> _Task requirements_:
Please return nothing but the lines between the line holding "Output the component" and the line holding "import * as", both ends included, without the pictures.

**** Data records

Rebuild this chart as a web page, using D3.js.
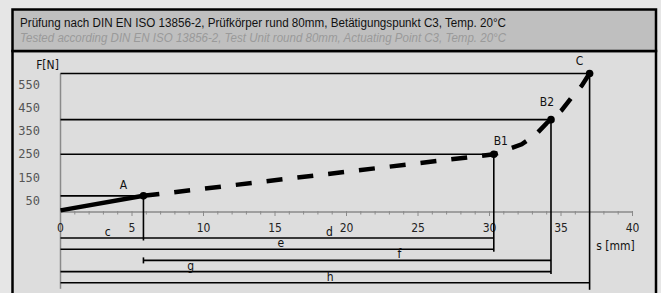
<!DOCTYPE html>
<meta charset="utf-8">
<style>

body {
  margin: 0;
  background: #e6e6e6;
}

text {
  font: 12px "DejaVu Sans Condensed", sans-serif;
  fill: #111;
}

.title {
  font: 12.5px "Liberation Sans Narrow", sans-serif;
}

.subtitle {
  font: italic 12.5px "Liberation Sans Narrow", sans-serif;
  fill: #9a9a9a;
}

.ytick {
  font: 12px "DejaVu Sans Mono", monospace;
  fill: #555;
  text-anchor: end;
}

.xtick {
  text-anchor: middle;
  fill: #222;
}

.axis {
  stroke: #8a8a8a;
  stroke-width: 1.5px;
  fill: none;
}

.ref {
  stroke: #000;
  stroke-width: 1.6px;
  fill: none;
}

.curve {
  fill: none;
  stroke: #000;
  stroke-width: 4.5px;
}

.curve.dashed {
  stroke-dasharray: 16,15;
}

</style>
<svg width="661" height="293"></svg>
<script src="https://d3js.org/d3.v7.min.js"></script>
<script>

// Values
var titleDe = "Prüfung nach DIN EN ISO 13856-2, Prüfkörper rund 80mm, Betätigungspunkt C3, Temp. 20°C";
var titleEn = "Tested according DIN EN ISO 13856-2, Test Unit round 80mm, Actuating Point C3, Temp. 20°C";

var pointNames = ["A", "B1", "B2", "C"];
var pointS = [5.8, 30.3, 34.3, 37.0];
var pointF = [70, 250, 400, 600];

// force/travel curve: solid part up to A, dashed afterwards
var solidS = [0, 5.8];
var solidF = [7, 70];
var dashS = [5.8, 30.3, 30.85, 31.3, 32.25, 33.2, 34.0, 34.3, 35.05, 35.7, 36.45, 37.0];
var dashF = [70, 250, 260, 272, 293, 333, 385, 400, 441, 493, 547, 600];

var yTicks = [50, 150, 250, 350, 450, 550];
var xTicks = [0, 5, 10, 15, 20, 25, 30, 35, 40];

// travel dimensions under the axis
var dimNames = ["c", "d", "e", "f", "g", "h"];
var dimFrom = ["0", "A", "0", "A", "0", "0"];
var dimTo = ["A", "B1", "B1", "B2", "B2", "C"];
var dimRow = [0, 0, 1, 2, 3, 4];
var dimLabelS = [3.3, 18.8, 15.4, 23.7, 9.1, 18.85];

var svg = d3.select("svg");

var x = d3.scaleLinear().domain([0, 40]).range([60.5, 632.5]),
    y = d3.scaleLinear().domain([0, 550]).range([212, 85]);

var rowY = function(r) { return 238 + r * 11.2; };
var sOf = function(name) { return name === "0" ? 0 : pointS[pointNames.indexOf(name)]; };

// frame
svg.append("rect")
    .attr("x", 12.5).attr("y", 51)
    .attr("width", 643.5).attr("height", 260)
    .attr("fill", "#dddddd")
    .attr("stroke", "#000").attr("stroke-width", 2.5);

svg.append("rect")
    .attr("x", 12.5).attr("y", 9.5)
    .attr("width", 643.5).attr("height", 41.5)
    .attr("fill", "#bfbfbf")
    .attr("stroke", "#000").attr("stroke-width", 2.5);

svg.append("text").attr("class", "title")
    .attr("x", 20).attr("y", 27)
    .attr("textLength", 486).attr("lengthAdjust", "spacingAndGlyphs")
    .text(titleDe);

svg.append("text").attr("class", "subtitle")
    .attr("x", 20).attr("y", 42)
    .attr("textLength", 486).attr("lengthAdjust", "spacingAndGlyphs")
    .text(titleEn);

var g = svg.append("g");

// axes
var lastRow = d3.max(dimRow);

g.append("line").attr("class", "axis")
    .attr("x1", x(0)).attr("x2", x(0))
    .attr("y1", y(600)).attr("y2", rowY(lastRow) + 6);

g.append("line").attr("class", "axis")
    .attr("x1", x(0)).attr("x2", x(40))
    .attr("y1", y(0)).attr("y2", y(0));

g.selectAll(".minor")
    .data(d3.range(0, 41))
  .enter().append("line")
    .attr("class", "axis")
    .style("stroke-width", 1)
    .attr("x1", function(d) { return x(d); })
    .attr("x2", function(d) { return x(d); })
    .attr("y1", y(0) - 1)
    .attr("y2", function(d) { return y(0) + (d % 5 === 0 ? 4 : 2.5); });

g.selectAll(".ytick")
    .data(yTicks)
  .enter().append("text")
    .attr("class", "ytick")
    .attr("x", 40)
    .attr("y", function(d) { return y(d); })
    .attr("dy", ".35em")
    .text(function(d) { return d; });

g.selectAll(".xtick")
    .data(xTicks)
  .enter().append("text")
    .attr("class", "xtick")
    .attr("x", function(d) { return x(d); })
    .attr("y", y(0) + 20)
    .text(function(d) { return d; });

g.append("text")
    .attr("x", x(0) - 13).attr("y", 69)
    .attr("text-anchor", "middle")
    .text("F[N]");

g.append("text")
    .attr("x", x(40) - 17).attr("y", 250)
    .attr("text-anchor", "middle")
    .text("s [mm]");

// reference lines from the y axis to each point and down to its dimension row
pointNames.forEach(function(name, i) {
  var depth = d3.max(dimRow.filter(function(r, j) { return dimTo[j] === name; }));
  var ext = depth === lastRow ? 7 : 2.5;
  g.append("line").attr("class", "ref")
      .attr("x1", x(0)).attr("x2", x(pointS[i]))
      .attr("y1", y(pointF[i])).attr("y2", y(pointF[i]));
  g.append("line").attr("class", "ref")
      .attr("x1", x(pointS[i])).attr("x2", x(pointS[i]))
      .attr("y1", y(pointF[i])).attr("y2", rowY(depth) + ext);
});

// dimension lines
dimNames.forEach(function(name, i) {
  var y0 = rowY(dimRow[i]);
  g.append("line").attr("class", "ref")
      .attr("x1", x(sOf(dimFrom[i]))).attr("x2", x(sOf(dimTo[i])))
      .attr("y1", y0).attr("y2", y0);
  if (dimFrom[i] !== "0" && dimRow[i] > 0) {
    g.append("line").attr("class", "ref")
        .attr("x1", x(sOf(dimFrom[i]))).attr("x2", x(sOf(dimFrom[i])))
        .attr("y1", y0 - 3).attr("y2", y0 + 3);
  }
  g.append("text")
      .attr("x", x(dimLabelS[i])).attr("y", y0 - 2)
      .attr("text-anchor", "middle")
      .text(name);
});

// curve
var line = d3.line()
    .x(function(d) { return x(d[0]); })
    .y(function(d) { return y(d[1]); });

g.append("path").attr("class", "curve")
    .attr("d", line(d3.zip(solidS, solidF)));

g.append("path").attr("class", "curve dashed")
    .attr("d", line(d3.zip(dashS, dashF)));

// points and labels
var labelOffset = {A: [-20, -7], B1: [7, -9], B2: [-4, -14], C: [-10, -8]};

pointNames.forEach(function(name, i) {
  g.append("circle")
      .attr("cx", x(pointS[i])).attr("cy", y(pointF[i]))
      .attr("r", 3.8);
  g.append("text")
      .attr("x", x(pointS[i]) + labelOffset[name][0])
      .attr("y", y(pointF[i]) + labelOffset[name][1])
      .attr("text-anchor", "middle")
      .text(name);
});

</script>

********
**** Data records

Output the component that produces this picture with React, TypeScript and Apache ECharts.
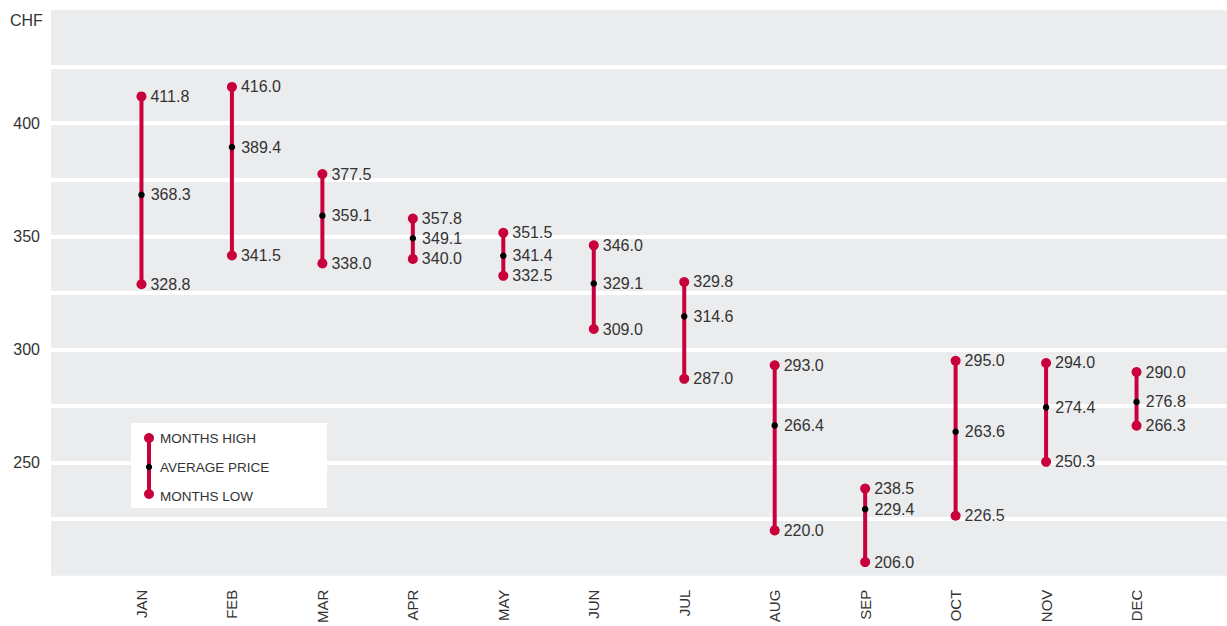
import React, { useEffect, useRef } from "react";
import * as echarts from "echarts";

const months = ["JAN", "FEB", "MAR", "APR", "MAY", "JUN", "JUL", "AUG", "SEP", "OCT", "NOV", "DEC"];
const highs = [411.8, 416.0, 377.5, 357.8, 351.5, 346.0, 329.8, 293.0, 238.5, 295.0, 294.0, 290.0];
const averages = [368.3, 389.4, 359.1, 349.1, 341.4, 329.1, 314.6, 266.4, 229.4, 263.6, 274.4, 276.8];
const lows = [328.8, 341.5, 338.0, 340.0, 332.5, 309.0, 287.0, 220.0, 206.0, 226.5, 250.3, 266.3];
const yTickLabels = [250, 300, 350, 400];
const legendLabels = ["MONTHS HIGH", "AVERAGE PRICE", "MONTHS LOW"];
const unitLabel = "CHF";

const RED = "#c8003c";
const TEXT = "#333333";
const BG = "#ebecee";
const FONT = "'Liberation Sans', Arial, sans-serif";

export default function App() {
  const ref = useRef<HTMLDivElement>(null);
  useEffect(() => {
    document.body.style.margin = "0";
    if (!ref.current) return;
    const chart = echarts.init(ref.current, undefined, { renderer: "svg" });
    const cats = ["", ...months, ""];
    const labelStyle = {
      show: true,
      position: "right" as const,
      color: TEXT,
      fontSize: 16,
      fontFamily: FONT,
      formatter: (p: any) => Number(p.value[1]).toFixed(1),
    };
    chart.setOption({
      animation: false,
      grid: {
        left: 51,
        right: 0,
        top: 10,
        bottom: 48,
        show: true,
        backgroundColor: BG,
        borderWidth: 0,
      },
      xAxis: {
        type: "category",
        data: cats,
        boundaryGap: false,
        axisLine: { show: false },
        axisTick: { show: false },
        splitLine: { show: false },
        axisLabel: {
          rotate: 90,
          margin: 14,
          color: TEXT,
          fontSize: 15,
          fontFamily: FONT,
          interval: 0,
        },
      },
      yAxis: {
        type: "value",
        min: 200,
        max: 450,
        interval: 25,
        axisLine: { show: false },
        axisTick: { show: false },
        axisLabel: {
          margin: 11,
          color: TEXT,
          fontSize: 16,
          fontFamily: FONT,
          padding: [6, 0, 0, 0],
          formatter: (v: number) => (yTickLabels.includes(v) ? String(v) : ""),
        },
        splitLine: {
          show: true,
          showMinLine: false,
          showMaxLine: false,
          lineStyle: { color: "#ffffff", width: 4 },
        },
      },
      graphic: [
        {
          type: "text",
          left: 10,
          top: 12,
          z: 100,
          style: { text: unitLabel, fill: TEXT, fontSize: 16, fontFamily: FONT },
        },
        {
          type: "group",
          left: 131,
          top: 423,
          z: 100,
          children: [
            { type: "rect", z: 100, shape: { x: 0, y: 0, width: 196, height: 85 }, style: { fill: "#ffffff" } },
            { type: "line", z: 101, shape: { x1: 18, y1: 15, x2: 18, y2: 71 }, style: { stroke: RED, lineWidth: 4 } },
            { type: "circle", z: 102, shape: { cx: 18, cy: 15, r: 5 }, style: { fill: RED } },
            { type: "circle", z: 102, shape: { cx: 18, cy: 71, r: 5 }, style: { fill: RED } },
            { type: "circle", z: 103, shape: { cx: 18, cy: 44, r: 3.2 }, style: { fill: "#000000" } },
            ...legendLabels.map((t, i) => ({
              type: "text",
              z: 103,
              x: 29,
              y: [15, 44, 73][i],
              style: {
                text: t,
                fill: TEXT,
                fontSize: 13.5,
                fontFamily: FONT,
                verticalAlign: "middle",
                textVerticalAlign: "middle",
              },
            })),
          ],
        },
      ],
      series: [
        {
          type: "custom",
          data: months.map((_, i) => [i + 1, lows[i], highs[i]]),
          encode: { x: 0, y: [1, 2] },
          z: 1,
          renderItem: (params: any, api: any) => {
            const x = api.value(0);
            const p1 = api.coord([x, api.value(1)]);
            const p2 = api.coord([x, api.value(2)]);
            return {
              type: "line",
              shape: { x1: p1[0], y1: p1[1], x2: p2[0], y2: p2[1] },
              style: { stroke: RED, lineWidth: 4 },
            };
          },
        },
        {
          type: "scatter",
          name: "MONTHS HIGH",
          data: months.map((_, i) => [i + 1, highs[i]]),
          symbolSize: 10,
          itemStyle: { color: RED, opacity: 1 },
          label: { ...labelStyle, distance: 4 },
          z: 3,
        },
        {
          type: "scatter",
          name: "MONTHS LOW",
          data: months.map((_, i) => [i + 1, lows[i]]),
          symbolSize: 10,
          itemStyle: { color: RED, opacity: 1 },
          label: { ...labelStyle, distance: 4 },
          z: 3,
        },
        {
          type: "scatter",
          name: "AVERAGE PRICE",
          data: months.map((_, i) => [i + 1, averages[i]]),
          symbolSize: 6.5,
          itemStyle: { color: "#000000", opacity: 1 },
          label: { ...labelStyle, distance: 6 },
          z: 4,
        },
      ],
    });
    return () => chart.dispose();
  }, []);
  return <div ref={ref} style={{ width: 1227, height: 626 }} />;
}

********

> _Written answer_:
Output the component that produces this picture with React, TypeScript and Apache ECharts.
import React, { useEffect, useRef } from "react";
import * as echarts from "echarts";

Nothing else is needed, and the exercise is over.